- DATA PROVIDED -
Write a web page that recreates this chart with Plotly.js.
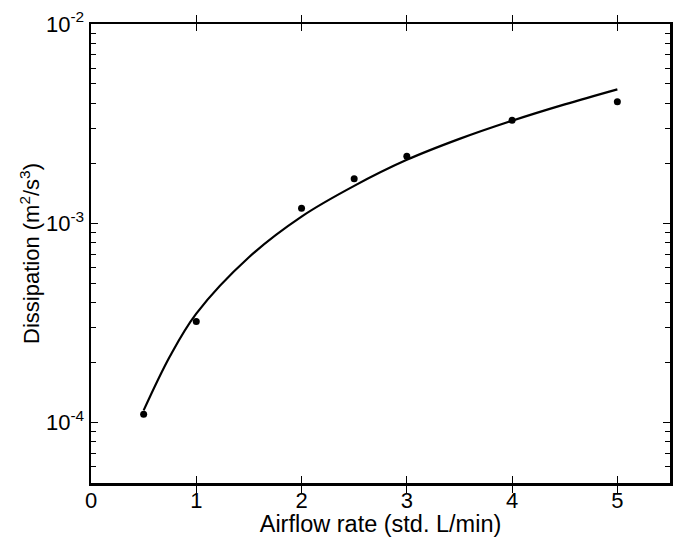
<!DOCTYPE html>
<html>
<head>
<meta charset="utf-8">
<script src="https://cdn.plot.ly/plotly-3.0.1.min.js"></script>
<style>html,body{margin:0;padding:0;background:#fff;}#chart{width:678px;height:537px;}</style>
</head>
<body>
<div id="chart"></div>
<script>
// Measured data points
const airflow = [0.5, 1, 2, 2.5, 3, 4, 5];
const dissipation = [1.10e-4, 3.21e-4, 1.19e-3, 1.67e-3, 2.17e-3, 3.29e-3, 4.07e-3];

// Fitted curve
const fitX = [0.5, 0.75, 1, 1.5, 2, 2.5, 3, 3.5, 4, 4.5, 5];
const fitY = [1.15e-4, 2.15e-4, 3.52e-4, 6.75e-4, 1.08e-3, 1.54e-3, 2.08e-3, 2.65e-3, 3.27e-3, 3.95e-3, 4.70e-3];

const xTickVals = [0, 1, 2, 3, 4, 5];
const yTickVals = [1e-4, 1e-3, 1e-2];
const yTickText = ['10<sup>-4</sup>', '10<sup>-3</sup>', '10<sup>-2</sup>'];

const fam = 'Liberation Sans, Arial, sans-serif';
const tickFont = {family: fam, size: 22, color: '#000'};
const xTitleFont = {family: fam, size: 23.5, color: '#000'};
const yTitleFont = {family: fam, size: 22, color: '#000'};
const yRange = [-4.304, -2];

const traces = [
  {x: fitX, y: fitY, yaxis: 'y2', mode: 'lines', line: {color: '#000', width: 2.2, shape: 'spline'}, hoverinfo: 'skip'},
  {x: airflow, y: dissipation, mode: 'markers', marker: {color: '#000', size: 7}}
];

const layout = {
  width: 678, height: 537,
  margin: {l: 91, r: 8, t: 24, b: 54},
  paper_bgcolor: '#fff', plot_bgcolor: '#fff',
  showlegend: false,
  font: tickFont,
  xaxis: {
    range: [0, 5.5], tickmode: 'array', tickvals: xTickVals,
    ticks: 'inside', ticklen: 7, tickwidth: 1, tickcolor: '#000',
    showline: true, linecolor: '#000', linewidth: 2.5, mirror: 'allticks',
    showgrid: false, zeroline: false,
    tickfont: tickFont,
    ticklabelstandoff: -4,
    title: {text: 'Airflow rate (std. L/min)', font: xTitleFont, standoff: 2}
  },
  yaxis: {
    type: 'log', range: yRange,
    tickmode: 'array', tickvals: yTickVals, ticktext: yTickText,
    ticks: '', showline: true, linecolor: '#000', linewidth: 2.5, mirror: true,
    showgrid: false, zeroline: false,
    tickfont: tickFont,
    ticklabelstandoff: 0,
    title: {text: 'Dissipation (m<sup>2</sup>/s<sup>3</sup>)', font: yTitleFont, standoff: 0}
  },
  yaxis2: {
    type: 'log', range: yRange, overlaying: 'y', side: 'left',
    tickmode: 'linear', tick0: 0, dtick: 1,
    ticks: 'inside', ticklen: 7, tickwidth: 1, tickcolor: '#000',
    minor: {dtick: 'D1', ticks: 'inside', ticklen: 5, tickwidth: 1, tickcolor: '#000', showgrid: false},
    showticklabels: false,
    showline: true, linecolor: '#000', linewidth: 2.5, mirror: 'allticks',
    showgrid: false, zeroline: false
  }
};

Plotly.newPlot('chart', traces, layout, {staticPlot: true});
</script>
</body>
</html>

- CHALLENGE -
Exclude the images, then output the data above word for word.

- RESULT OF THIS EXERCISE -
Write a web page that recreates this chart with Plotly.js.
<!DOCTYPE html>
<html>
<head>
<meta charset="utf-8">
<script src="https://cdn.plot.ly/plotly-3.0.1.min.js"></script>
<style>html,body{margin:0;padding:0;background:#fff;}#chart{width:678px;height:537px;}</style>
</head>
<body>
<div id="chart"></div>
<script>
// Measured data points
const airflow = [0.5, 1, 2, 2.5, 3, 4, 5];
const dissipation = [1.10e-4, 3.21e-4, 1.19e-3, 1.67e-3, 2.17e-3, 3.29e-3, 4.07e-3];

// Fitted curve
const fitX = [0.5, 0.75, 1, 1.5, 2, 2.5, 3, 3.5, 4, 4.5, 5];
const fitY = [1.15e-4, 2.15e-4, 3.52e-4, 6.75e-4, 1.08e-3, 1.54e-3, 2.08e-3, 2.65e-3, 3.27e-3, 3.95e-3, 4.70e-3];

const xTickVals = [0, 1, 2, 3, 4, 5];
const yTickVals = [1e-4, 1e-3, 1e-2];
const yTickText = ['10<sup>-4</sup>', '10<sup>-3</sup>', '10<sup>-2</sup>'];

const fam = 'Liberation Sans, Arial, sans-serif';
const tickFont = {family: fam, size: 22, color: '#000'};
const xTitleFont = {family: fam, size: 23.5, color: '#000'};
const yTitleFont = {family: fam, size: 22, color: '#000'};
const yRange = [-4.304, -2];

const traces = [
  {x: fitX, y: fitY, yaxis: 'y2', mode: 'lines', line: {color: '#000', width: 2.2, shape: 'spline'}, hoverinfo: 'skip'},
  {x: airflow, y: dissipation, mode: 'markers', marker: {color: '#000', size: 7}}
];

const layout = {
  width: 678, height: 537,
  margin: {l: 91, r: 8, t: 24, b: 54},
  paper_bgcolor: '#fff', plot_bgcolor: '#fff',
  showlegend: false,
  font: tickFont,
  xaxis: {
    range: [0, 5.5], tickmode: 'array', tickvals: xTickVals,
    ticks: 'inside', ticklen: 7, tickwidth: 1, tickcolor: '#000',
    showline: true, linecolor: '#000', linewidth: 2.5, mirror: 'allticks',
    showgrid: false, zeroline: false,
    tickfont: tickFont,
    ticklabelstandoff: -4,
    title: {text: 'Airflow rate (std. L/min)', font: xTitleFont, standoff: 2}
  },
  yaxis: {
    type: 'log', range: yRange,
    tickmode: 'array', tickvals: yTickVals, ticktext: yTickText,
    ticks: '', showline: true, linecolor: '#000', linewidth: 2.5, mirror: true,
    showgrid: false, zeroline: false,
    tickfont: tickFont,
    ticklabelstandoff: 0,
    title: {text: 'Dissipation (m<sup>2</sup>/s<sup>3</sup>)', font: yTitleFont, standoff: 0}
  },
  yaxis2: {
    type: 'log', range: yRange, overlaying: 'y', side: 'left',
    tickmode: 'linear', tick0: 0, dtick: 1,
    ticks: 'inside', ticklen: 7, tickwidth: 1, tickcolor: '#000',
    minor: {dtick: 'D1', ticks: 'inside', ticklen: 5, tickwidth: 1, tickcolor: '#000', showgrid: false},
    showticklabels: false,
    showline: true, linecolor: '#000', linewidth: 2.5, mirror: 'allticks',
    showgrid: false, zeroline: false
  }
};

Plotly.newPlot('chart', traces, layout, {staticPlot: true});
</script>
</body>
</html>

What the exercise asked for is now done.